> EXERCISE TASK
Identify each line holding the string "component" and copy it.

Rows from a dataset of charts and code
------

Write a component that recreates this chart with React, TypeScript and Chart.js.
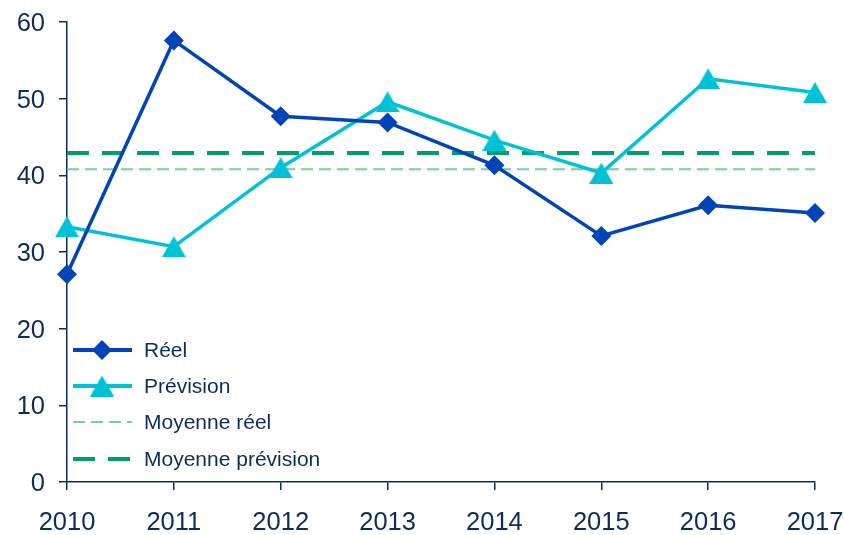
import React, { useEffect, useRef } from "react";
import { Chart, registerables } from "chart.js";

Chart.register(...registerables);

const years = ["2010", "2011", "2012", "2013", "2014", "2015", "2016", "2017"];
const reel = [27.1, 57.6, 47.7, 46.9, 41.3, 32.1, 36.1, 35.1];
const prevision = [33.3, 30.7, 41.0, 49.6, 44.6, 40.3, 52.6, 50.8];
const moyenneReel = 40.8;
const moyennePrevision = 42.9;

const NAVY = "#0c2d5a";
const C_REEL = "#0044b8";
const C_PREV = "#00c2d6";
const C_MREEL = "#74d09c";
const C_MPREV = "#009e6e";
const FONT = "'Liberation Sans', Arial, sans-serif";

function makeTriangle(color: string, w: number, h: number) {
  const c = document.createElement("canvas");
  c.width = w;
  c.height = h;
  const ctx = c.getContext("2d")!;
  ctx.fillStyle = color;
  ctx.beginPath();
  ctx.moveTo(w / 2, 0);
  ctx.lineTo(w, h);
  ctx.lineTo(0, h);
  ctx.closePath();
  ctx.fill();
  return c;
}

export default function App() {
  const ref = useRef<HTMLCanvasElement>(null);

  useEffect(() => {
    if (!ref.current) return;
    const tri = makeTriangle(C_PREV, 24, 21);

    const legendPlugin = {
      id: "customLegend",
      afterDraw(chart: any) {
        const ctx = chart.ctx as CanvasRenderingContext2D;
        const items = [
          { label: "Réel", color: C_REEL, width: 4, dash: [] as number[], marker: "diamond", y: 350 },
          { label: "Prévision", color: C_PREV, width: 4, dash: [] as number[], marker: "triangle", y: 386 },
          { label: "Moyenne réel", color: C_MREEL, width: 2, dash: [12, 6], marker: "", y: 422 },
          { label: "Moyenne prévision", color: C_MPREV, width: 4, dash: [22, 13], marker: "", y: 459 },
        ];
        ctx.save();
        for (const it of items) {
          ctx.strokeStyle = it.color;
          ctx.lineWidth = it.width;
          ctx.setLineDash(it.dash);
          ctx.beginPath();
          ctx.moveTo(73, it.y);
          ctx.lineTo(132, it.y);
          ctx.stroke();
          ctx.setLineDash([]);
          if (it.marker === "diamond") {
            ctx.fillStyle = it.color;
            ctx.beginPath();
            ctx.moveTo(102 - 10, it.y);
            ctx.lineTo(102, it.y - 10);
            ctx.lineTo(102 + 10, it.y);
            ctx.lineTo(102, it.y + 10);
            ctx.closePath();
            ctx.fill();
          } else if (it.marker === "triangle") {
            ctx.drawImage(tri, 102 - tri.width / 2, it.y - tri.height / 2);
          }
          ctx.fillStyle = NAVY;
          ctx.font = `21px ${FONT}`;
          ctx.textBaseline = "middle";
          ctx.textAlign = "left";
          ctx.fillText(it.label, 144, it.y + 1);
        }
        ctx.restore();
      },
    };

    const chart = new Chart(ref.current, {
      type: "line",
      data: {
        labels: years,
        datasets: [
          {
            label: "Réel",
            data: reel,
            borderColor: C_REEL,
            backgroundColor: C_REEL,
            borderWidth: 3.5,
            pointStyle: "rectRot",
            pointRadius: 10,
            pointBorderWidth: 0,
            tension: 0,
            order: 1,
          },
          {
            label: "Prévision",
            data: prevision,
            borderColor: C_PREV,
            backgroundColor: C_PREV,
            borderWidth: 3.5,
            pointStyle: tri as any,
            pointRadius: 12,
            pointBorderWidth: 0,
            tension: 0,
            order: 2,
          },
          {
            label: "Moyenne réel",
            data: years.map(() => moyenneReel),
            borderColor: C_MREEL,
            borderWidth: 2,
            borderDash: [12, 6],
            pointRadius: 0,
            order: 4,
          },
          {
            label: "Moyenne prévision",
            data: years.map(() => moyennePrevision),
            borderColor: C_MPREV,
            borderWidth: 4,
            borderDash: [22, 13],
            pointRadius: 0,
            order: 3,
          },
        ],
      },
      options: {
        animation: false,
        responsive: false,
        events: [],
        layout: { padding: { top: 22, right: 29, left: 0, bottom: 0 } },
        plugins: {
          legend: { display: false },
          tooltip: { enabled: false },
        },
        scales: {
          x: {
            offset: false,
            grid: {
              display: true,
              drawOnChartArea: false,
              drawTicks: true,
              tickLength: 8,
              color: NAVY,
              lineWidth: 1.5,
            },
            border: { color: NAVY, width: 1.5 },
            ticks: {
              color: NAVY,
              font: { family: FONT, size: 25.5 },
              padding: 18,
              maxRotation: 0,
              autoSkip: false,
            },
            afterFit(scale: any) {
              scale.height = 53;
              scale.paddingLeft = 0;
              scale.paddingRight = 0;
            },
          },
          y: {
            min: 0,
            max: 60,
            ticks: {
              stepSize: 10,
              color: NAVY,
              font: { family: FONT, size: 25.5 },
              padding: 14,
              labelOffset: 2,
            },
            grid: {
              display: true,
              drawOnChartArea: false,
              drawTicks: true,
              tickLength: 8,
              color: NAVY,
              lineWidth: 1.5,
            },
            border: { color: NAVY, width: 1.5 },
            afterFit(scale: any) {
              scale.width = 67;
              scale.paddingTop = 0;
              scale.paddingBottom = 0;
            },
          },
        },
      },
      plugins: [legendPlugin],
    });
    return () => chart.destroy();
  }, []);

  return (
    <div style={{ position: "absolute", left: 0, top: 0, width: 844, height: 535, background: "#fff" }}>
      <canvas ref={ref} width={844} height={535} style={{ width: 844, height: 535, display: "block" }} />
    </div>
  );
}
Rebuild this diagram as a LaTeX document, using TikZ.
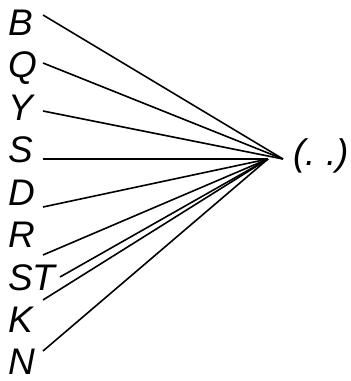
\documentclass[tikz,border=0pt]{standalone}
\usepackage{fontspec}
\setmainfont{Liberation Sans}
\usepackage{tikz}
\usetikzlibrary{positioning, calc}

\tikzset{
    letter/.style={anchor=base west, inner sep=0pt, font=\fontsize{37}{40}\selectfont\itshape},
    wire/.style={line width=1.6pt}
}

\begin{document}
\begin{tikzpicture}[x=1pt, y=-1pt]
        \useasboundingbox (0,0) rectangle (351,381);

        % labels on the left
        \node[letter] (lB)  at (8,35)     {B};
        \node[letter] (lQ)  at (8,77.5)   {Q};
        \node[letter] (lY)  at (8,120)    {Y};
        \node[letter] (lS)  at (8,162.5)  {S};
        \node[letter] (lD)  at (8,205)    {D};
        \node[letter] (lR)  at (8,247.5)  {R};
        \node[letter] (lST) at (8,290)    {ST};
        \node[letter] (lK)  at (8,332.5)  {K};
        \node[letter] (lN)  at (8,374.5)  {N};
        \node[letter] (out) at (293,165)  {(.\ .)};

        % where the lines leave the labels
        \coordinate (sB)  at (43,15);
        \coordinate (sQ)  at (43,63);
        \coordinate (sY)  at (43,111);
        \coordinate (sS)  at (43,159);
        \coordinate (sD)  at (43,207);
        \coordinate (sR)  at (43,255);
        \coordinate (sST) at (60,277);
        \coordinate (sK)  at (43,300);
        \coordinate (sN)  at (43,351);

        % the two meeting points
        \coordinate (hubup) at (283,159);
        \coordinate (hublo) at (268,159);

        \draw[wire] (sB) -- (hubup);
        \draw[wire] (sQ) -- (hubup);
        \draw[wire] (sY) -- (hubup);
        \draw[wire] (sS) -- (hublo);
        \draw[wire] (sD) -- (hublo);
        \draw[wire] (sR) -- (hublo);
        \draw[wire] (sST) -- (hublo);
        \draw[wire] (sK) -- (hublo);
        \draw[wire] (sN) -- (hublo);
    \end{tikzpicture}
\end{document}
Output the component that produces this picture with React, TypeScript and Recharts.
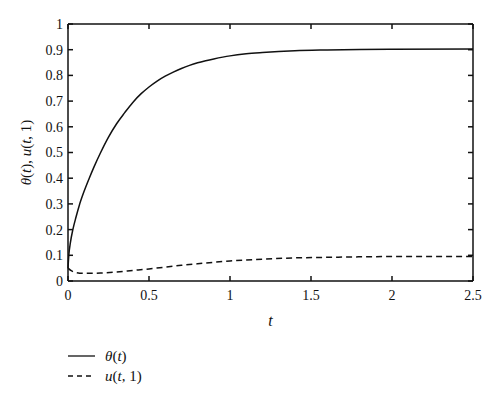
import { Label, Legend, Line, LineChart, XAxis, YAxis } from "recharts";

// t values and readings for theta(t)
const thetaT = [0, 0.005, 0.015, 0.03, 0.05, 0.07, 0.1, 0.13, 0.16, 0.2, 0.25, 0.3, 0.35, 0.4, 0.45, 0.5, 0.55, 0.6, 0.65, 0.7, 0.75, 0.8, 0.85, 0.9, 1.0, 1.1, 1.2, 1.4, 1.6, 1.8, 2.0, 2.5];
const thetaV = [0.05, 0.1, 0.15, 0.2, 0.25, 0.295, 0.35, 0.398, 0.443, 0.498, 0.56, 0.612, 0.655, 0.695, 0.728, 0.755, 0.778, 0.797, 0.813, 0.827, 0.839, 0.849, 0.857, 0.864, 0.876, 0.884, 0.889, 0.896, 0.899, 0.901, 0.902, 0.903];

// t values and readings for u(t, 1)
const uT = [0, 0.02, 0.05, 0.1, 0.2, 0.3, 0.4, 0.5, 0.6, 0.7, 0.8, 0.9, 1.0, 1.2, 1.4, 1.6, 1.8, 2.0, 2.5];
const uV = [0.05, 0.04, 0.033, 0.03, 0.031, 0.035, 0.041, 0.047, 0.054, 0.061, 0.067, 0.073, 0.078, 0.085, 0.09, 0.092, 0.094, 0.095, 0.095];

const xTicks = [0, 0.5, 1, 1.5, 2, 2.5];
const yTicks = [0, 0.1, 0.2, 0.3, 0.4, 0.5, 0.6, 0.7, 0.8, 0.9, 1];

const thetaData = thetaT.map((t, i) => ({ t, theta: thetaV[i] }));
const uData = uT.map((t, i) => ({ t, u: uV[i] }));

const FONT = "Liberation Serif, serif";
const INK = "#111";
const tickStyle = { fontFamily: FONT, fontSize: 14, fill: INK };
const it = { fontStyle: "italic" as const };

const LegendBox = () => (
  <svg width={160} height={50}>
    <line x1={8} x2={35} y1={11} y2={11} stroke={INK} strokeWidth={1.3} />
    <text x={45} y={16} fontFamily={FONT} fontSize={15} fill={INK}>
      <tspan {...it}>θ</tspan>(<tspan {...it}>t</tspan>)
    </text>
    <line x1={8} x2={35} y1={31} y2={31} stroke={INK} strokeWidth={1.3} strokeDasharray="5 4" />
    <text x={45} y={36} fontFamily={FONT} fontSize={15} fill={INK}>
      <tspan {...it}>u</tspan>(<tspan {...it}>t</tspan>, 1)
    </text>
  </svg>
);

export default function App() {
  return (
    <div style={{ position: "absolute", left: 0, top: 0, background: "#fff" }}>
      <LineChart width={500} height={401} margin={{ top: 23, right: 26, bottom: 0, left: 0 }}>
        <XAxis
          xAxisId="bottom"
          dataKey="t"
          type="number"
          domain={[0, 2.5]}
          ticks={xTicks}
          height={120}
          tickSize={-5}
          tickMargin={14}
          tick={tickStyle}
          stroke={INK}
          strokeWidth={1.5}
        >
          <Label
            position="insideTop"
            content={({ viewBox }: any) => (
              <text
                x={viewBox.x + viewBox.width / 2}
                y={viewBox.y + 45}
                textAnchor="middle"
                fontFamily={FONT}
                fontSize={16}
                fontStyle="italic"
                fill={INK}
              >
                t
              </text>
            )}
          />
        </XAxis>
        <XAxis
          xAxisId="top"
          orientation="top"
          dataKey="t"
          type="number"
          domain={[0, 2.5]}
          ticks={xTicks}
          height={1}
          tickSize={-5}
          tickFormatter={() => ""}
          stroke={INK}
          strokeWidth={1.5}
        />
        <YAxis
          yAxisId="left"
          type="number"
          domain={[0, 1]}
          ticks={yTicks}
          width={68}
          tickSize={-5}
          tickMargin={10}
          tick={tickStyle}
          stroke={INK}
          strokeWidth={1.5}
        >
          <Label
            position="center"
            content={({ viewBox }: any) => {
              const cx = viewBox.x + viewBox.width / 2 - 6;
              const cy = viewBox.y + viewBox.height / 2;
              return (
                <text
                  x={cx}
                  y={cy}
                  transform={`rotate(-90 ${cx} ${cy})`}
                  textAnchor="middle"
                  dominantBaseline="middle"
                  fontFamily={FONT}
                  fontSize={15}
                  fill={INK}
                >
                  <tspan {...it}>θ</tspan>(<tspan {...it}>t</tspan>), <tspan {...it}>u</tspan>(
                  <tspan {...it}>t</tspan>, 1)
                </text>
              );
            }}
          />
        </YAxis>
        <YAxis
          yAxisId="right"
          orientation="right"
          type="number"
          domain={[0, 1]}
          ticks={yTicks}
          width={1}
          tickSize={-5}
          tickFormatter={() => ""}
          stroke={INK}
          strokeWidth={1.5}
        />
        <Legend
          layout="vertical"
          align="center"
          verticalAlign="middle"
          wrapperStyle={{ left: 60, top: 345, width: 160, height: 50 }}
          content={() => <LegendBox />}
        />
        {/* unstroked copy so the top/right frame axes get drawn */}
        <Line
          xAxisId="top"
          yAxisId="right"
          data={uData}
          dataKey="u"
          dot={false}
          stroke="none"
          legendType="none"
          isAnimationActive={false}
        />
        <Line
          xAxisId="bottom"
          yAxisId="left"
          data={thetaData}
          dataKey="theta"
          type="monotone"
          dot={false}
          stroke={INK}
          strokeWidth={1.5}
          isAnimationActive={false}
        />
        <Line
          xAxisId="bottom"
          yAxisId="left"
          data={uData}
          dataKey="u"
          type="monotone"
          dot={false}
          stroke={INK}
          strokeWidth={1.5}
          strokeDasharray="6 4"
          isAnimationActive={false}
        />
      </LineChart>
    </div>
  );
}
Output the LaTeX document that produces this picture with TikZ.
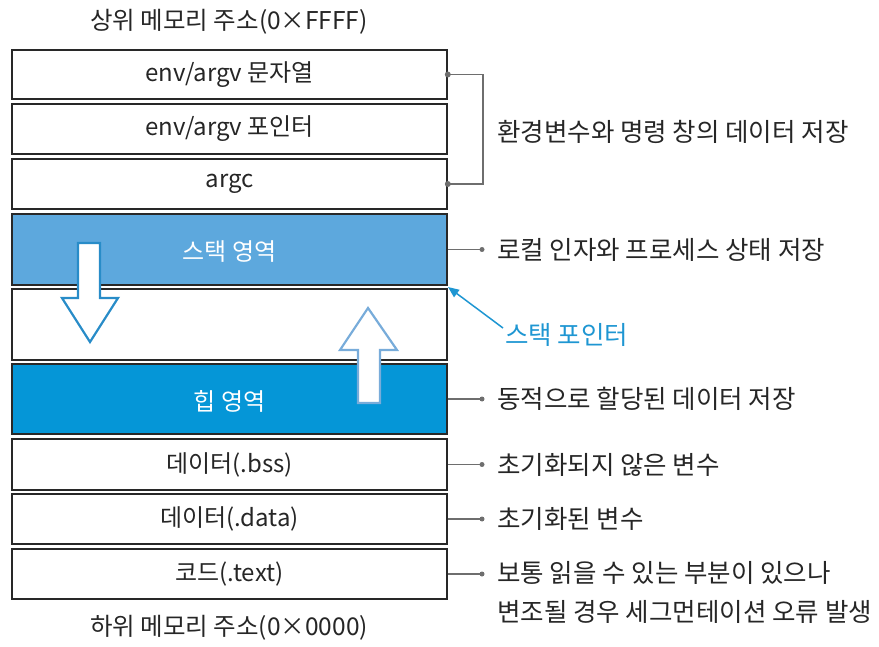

------

> REPLY
Write a component that recreates this chart with React, TypeScript and Chart.js.
Output the component that produces this picture with React, TypeScript and Recharts.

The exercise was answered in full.